El 5 de octubre de 1910, desde San Luis Potosí, Francisco I. Madero llamó a “todas las poblaciones de la República” a levantarse en armas contra el gobierno de Porfirio Díaz el domingo 20 de noviembre a las seis de la tarde. La “dictadura” había incumplido la promesa de respetar elecciones justas y libres y lo había encarcelado para impedir que su candidatura presidencial por el Partido Nacional Antirreeleccionista, con Francisco Vázquez Gómez en la Vicepresidencia, triunfase.

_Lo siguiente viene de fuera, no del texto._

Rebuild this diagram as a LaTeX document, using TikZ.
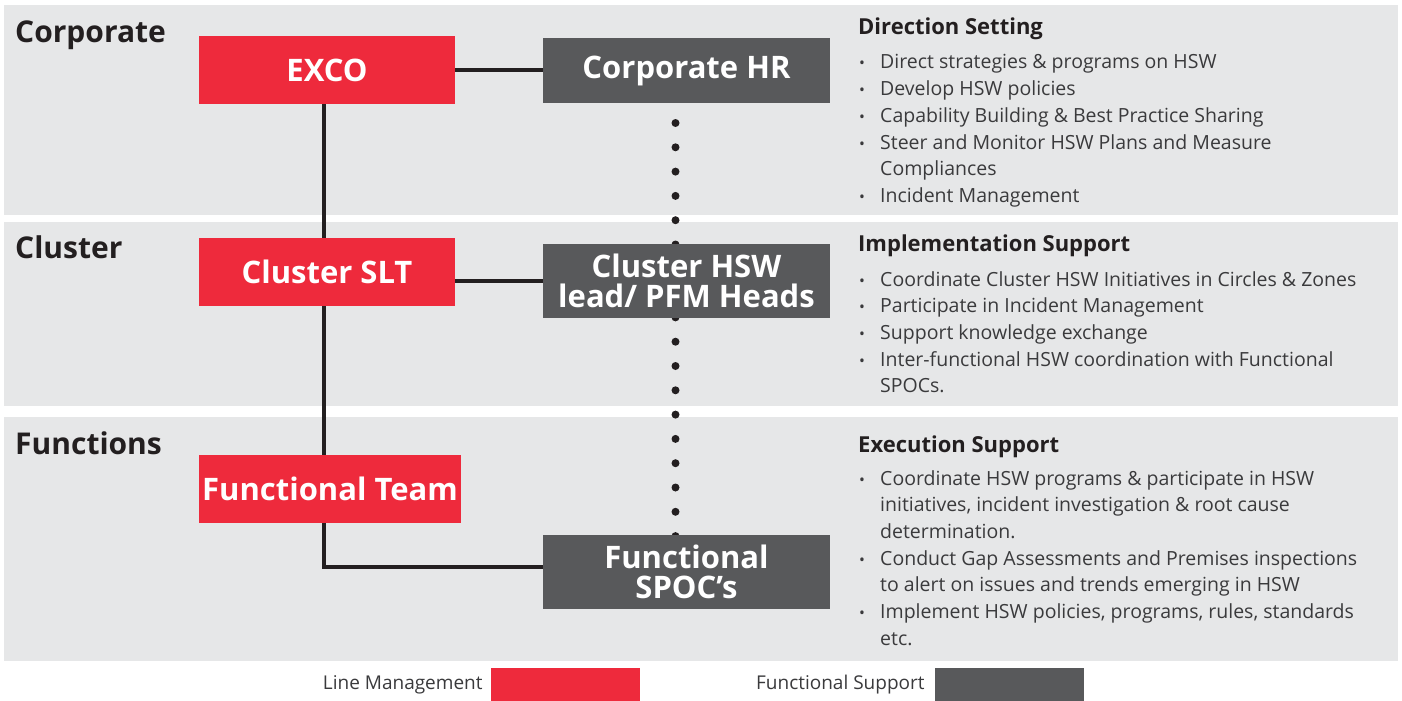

La convocatoria era a “protestar con las armas en la mano” contra unas elecciones ilegales. Pero el Manifiesto a la Nación o Plan de San Luis de Potosí, que resumía las demandas de los rebeldes, era mucho más que una declaración de nulidad de las elecciones y de desconocimiento del gobierno de Porfirio Díaz. El programa de reformas expuesto por Madero no se limitaba a una mera alternancia, si bien declaraba vigentes las leyes porfiristas.
Dos de las medidas a adoptar una vez derrocado Díaz sintetizan la profundidad de aquel proyectado cambio social y político: erigir en ley suprema de la República el principio de “sufragio efectivo, no reelección” —tanto para el presidente, el vicepresidente, como los gobernadores y alcaldes—, y restituir a sus “antiguos poseedores”, que equivocadamente se definían como “pequeños propietarios, en su mayoría indígenas”, las tierras expropiadas en abuso de la legislación de terrenos baldíos.
En pocas palabras, el programa maderista se proponía dos cosas que sólo se habrían logrado por medio de una Revolución: democracia política y reforma agraria. Pero en el Plan de San Luis Potosí el concepto de Revolución aparecía de manera ambigua. Se hablaba de “evitar hasta donde sea posible los trastornos inherentes a todo movimiento revolucionario” y se atribuía al propio Díaz precipitar al país a una “revolución”, presentada como mal inevitable.
Entre tantas mayúsculas (República, Nación, Pueblo Mexicano…), la revolución aparece siempre con minúscula en el Plan de San Luis Potosí. Con minúscula porque, a pesar de la radicalidad de algunas de sus demandas, era entendida, fundamentalmente, como insurrección y como descalabro. El concepto comenzará a aparecer con mayúscula con los planes zapatistas y orozquistas contra el maderismo, en una clara señal de que a partir de entonces algo llamado Revolución Mexicana se afirmaba como hito de la historia nacional.
Que Madero pensaba la revolución con minúscula quedó claro, también, en sus citas a los planes de La Noria y Tuxtepec de Porfirio Díaz contra los presidentes Benito Juárez y Sebastián Lerdo de Tejada. Cuando Díaz decía que aquellos levantamientos buscaban una “última revolución” para acabar, de una vez y por todas, con la funesta tradición de los pronunciamientos y las asonadas en el México del siglo XIX, según Madero, estaba expresando su propia intención. Él también buscaba una “última revolución” en la historia de México.
Pero una cosa es lo que pensara Madero sobre aquella revolución con minúscula y otra lo que la Revolución con mayúscula sería como fenómeno histórico. Una vez que el evento se afincó en la historia desató un proceso imparable de movilización popular en todo el país. En pocos años, aquel levantamiento anunciado a la luz del día se había convertido en la primera gran rebelión social del siglo XX latinoamericano.
En estos tiempos en que eso que a falta de términos más imaginativos seguimos llamando “historia de bronce” da muestras de una extraña vitalidad —especialmente, dentro de la izquierda latinoamericana— vale la pena recordar que la historia y, sobre todo, la historia de las revoluciones tiene mucho más que ver con sujetos colectivos que con un puñado de héroes. Las viejas advertencias marxistas sobre la dañina exageración del papel de los individuos en la historia suenan cada vez más actuales ante tanta reducción de las revoluciones a sus líderes.